She was young. She was beautiful, talented, fashionable, and extremely intelligent. She could easily have any boy she liked, but she only had eyes for one. She fell into a mad crazy and passionate love of which she was certain would change her forever. For quite some time, the only feeling she could feel was happiness. His voice, his name, even the compilation of letters that spelled his name was enough to cause intense blushing. She had become long separated from reality, the moment she put on her rose tinted glasses. She was all aglow with love’s happy face. If only he would have remained on the pedestal on which she had created to soar even above the gods.
One day he forgot to be superhuman. He forgot to be a god. He didn’t feel like talking so he was short with her. He was too frustrated to be polite and no matter how nice she was to him, she just couldn’t change his mood. Hoping for success daily, she did everything imaginable to tear down the walls that had unexpectedly stood between her and her man. Nothing seemed to work and soon love’s happy face became love’s sad face.

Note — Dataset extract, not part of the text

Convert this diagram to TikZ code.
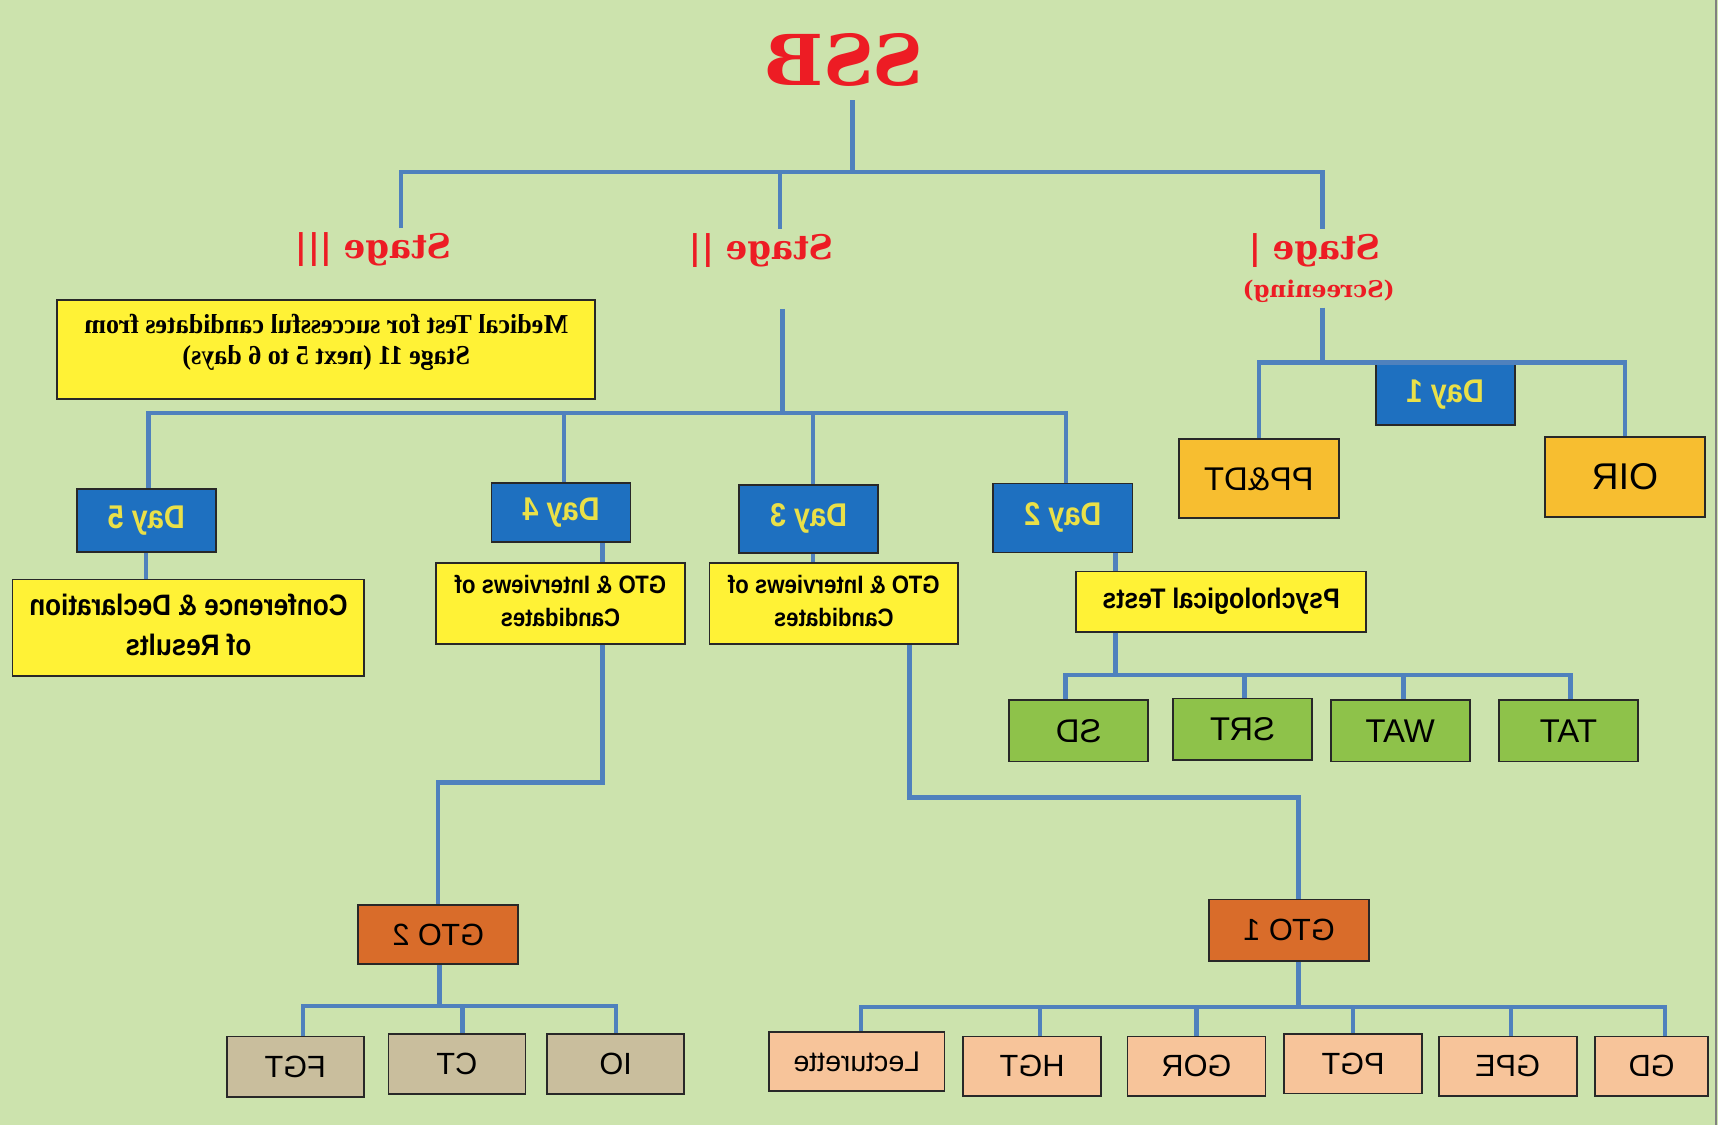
\documentclass[tikz,border=0pt]{standalone}
\usepackage{fontspec}
\usepackage{graphicx}
\setmainfont{Liberation Sans}
\newfontfamily\slabfont{DejaVu Serif}
\newfontfamily\medfont[FakeStretch=0.95]{Liberation Serif}
\newfontfamily\boxfont[FakeStretch=0.88]{Liberation Sans}
\definecolor{bg}{RGB}{204,227,173}
\definecolor{lineblue}{RGB}{79,129,189}
\definecolor{dayblue}{RGB}{30,112,192}
\definecolor{daytext}{RGB}{234,224,72}
\definecolor{yel}{RGB}{255,242,54}
\definecolor{amber}{RGB}{247,190,48}
\definecolor{leaf}{RGB}{142,194,74}
\definecolor{rust}{RGB}{217,108,42}
\definecolor{tan}{RGB}{201,190,157}
\definecolor{peach}{RGB}{247,196,154}
\definecolor{ssbred}{RGB}{237,28,36}
\definecolor{edge}{RGB}{40,40,40}
\newcommand{\flip}[1]{\reflectbox{#1}}
\newcommand{\fliptwo}[2]{\reflectbox{\begin{tabular}{@{}c@{}}#1\\#2\end{tabular}}}

\begin{document}
\begin{tikzpicture}[x=0.5pt,y=-0.5pt,
    link/.style={draw=lineblue,line width=2pt,line join=miter},
    box/.style={draw=edge,line width=0.8pt,inner sep=0pt,minimum width=63.5pt,minimum height=28pt},
    daybox/.style={box,fill=dayblue,text=daytext,font=\boxfont\bfseries\fontsize{15}{17}\selectfont},
    notebox/.style={box,fill=yel,font=\boxfont\bfseries\fontsize{11.5}{15}\selectfont},
    testbox/.style={box,fill=leaf,font=\fontsize{15}{17}\selectfont},
    gtobox/.style={box,fill=rust,minimum width=73pt,font=\fontsize{14}{16}\selectfont},
    taskbox/.style={box,fill=tan,minimum width=62.5pt,minimum height=27.5pt,font=\fontsize{14}{16}\selectfont},
    peachbox/.style={box,fill=peach,minimum width=63pt,minimum height=27pt,font=\fontsize{14}{16}\selectfont},
    stagetext/.style={text=ssbred,inner sep=2pt,font=\slabfont\bfseries\fontsize{15.5}{17}\selectfont}]
\fill[bg] (0,0) rectangle (1568,1027);
\useasboundingbox (0,0) rectangle (1568,1027);
\draw[gray,line width=1pt] (1566,0) -- (1566,1027);
% headings
\node[text=ssbred,inner sep=6pt,font=\slabfont\bfseries\fontsize{32}{36}\selectfont] (ssb) at (770,55) {\flip{SSB}};
\node[stagetext] (st3) at (341,228) {\flip{Stage |||}};
\node[stagetext] (st2) at (695,229) {\flip{Stage ||}};
\node[stagetext] (st1) at (1200,229) {\flip{Stage |}};
\node[stagetext,font=\slabfont\bfseries\fontsize{10.5}{12}\selectfont] (scr) at (1203.5,266) {\flip{(Screening)}};
\node[box,fill=yel,minimum width=245.5pt,minimum height=45pt,font=\medfont\bfseries\fontsize{12.5}{14}\selectfont] (med) at (297.8,319)
    {\fliptwo{Medical Test for successful candidates from}{Stage 11 (next 5 to 6 days)}\rule[-17pt]{0pt}{17pt}};
% stage I
\node[daybox,minimum height=28pt] (d1) at (1319,360) {\flip{Day 1}};
\node[box,fill=amber,minimum width=73pt,minimum height=36pt,font=\fontsize{15}{17}\selectfont] (ppdt) at (1149,437) {\flip{PP\&DT}};
\node[box,fill=amber,minimum width=73pt,minimum height=36.5pt,font=\fontsize{17}{19}\selectfont] (oir) at (1483,435.5) {\flip{OIR}};
% days
\node[daybox,minimum height=29pt] (d5) at (133.5,475) {\flip{Day 5}};
\node[daybox,minimum height=27pt] (d4) at (512,468) {\flip{Day 4}};
\node[daybox,minimum height=31pt] (d3) at (738,473.5) {\flip{Day 3}};
\node[daybox,minimum height=31.5pt] (d2) at (970,472.7) {\flip{Day 2}};
\node[notebox,minimum width=160.5pt,minimum height=44pt,font=\boxfont\bfseries\fontsize{13.5}{18}\selectfont] (conf) at (172,573) {\fliptwo{Conference \& Declaration}{of Results}};
\node[notebox,minimum width=113.5pt,minimum height=37pt] (g4) at (511.5,551) {\fliptwo{GTO \& Interviews of}{Candidates}};
\node[notebox,minimum width=113.5pt,minimum height=37pt] (g3) at (761,551) {\fliptwo{GTO \& Interviews of}{Candidates}};
\node[notebox,minimum width=132.5pt,minimum height=27.5pt,font=\boxfont\bfseries\fontsize{12.9}{15}\selectfont] (psy) at (1114.5,549) {\flip{Psychological Tests}};
% psychological tests
\node[testbox] (sd) at (984.5,667) {\flip{SD}};
\node[testbox] (srt) at (1134,665.5) {\flip{SRT}};
\node[testbox] (wat) at (1278,667) {\flip{WAT}};
\node[testbox] (tat) at (1431.5,667) {\flip{TAT}};
% GTO
\node[gtobox,minimum height=27pt] (gto2) at (400,853) {\flip{GTO 2}};
\node[gtobox] (gto1) at (1176.5,849) {\flip{GTO 1}};
\node[taskbox] (fgt) at (269.5,973.5) {\flip{FGT}};
\node[taskbox] (ct) at (417,971) {\flip{CT}};
\node[taskbox] (io) at (562,971) {\flip{IO}};
\node[peachbox,minimum width=80pt,font=\fontsize{13}{15}\selectfont] (lect) at (782,969) {\flip{Lecturette}};
\node[peachbox] (hgt) at (942,973) {\flip{HGT}};
\node[peachbox] (gor) at (1092,973) {\flip{GOR}};
\node[peachbox] (pgt) at (1235,971) {\flip{PGT}};
\node[peachbox] (gpe) at (1376,973) {\flip{GPE}};
\node[peachbox,minimum width=51.5pt] (gd) at (1507.5,973) {\flip{GD}};
% junctions
\coordinate (j0) at (778,157);
\coordinate (b3) at (366,157);
\coordinate (b2) at (712,157);
\coordinate (b1) at (1207,157);
\coordinate (j1) at (1207,331);
\coordinate (s2) at (714,282);
\coordinate (j2) at (714,377);
\coordinate (k2) at (1018,616);
\coordinate (k4) at (550,714);
\coordinate (k3) at (830,728);
\coordinate (k3b) at (1185,728);
\coordinate (m2) at (401,918);
\coordinate (m1) at (1185,919);
% connectors
\draw[link] (ssb.south -| j0) -- (j0);
\draw[link] (b3 |- st3.north) -- (b3) -- (b1) -- (b1 |- st1.north);
\draw[link] (b2) -- (b2 |- st2.north);
\draw[link] (scr.south -| j1) -- (j1);
\draw[link] (ppdt.north) |- (j1) -| (oir.north);
\draw[link] (s2) -- (j2);
\draw[link] ([xshift=1pt]d5.north) |- (j2) -| ([xshift=1.5pt]d2.north);
\draw[link] ([xshift=1.5pt]d4.north) -- ([xshift=1.5pt]d4.north |- j2);
\draw[link] ([xshift=2pt]d3.north) -- ([xshift=2pt]d3.north |- j2);
\draw[link] (d5.south) -- (d5.south |- conf.north);
\draw[link] (d4.south -| k4) -- (g4.north -| k4);
\draw[link] ([xshift=2pt]d3.south) -- ([xshift=2pt]d3.south |- g3.north);
\draw[link] (d2.south -| k2) -- (psy.north -| k2);
\draw[link] (psy.south -| k2) -- (k2);
\draw[link] ([xshift=-6pt]sd.north) |- (k2) -| ([xshift=1pt]tat.north);
\draw[link] ([xshift=1pt]srt.north) -- ([xshift=1pt]srt.north |- k2);
\draw[link] ([xshift=1.5pt]wat.north) -- ([xshift=1.5pt]wat.north |- k2);
\draw[link] (g4.south -| k4) -- (k4) -| (gto2.north);
\draw[link] (g3.south -| k3) -- (k3) -- (k3b) -- (k3b |- gto1.north);
\draw[link] (gto2.south -| m2) -- (m2);
\draw[link] ([xshift=3.5pt]fgt.north) |- (m2) -| (io.north);
\draw[link] ([xshift=2.5pt]ct.north) -- ([xshift=2.5pt]ct.north |- m2);
\draw[link] (gto1.south -| m1) -- (m1);
\draw[link] ([xshift=2pt]lect.north) |- (m1) -| ([xshift=6pt]gd.north);
\draw[link] ([xshift=3.5pt]hgt.north) -- ([xshift=3.5pt]hgt.north |- m1);
\draw[link] (gor.north) -- (gor.north |- m1);
\draw[link] (pgt.north) -- (pgt.north |- m1);
\draw[link] ([xshift=1.5pt]gpe.north) -- ([xshift=1.5pt]gpe.north |- m1);
\end{tikzpicture}
\end{document}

Have you ever fell so hard that you lose all track of logic? If anyone is a hopeless romantic, it is me. Honestly though, I have always been more of a hopeless romantic for others rather than for myself. Because in my mind, love was about the magical glitz and glam stuff; you know: anything but what reality taught me. I learned that pedestals are not made for humans. I learned that bae...as awesome as he is...he isn't a god or GOD. I learned that you really do have to learn patience and kindness. You really can't keep track of wrongs. And all of these things put me in a place mentally far far away from what I considered to be glitz and glam. It put me right in a place of rolling up my sleeves and working really hard to not just love, but to become love. Respect love.
The fact is: love is perfect but we aren't. So the moments do come where the ones that we love are no longer worthy to sit on the pedestal that they most often never built for themselves; rather we built it for them. For years and years, I was put on pedestals that God knows I could not maintain. I, too, put unrealistic standards on people and was disappointed when my demands could not be met. We have to learn to let people be who they are, and the right person/people for your life will be there regardless and will ultimately teach you every lesson that love has to offer.
In my case, I thought something was wrong because love was only giving me lessons; never the glitz and glam...but now in hindsight I realize that love has loved me all along.
Prayer: God show us real love. Let it shift us. Let it teach us. Let it break us. Let it build us. Give us the patience to let our hearts become the masterpiece that you saw before we even knew our own names. Amen.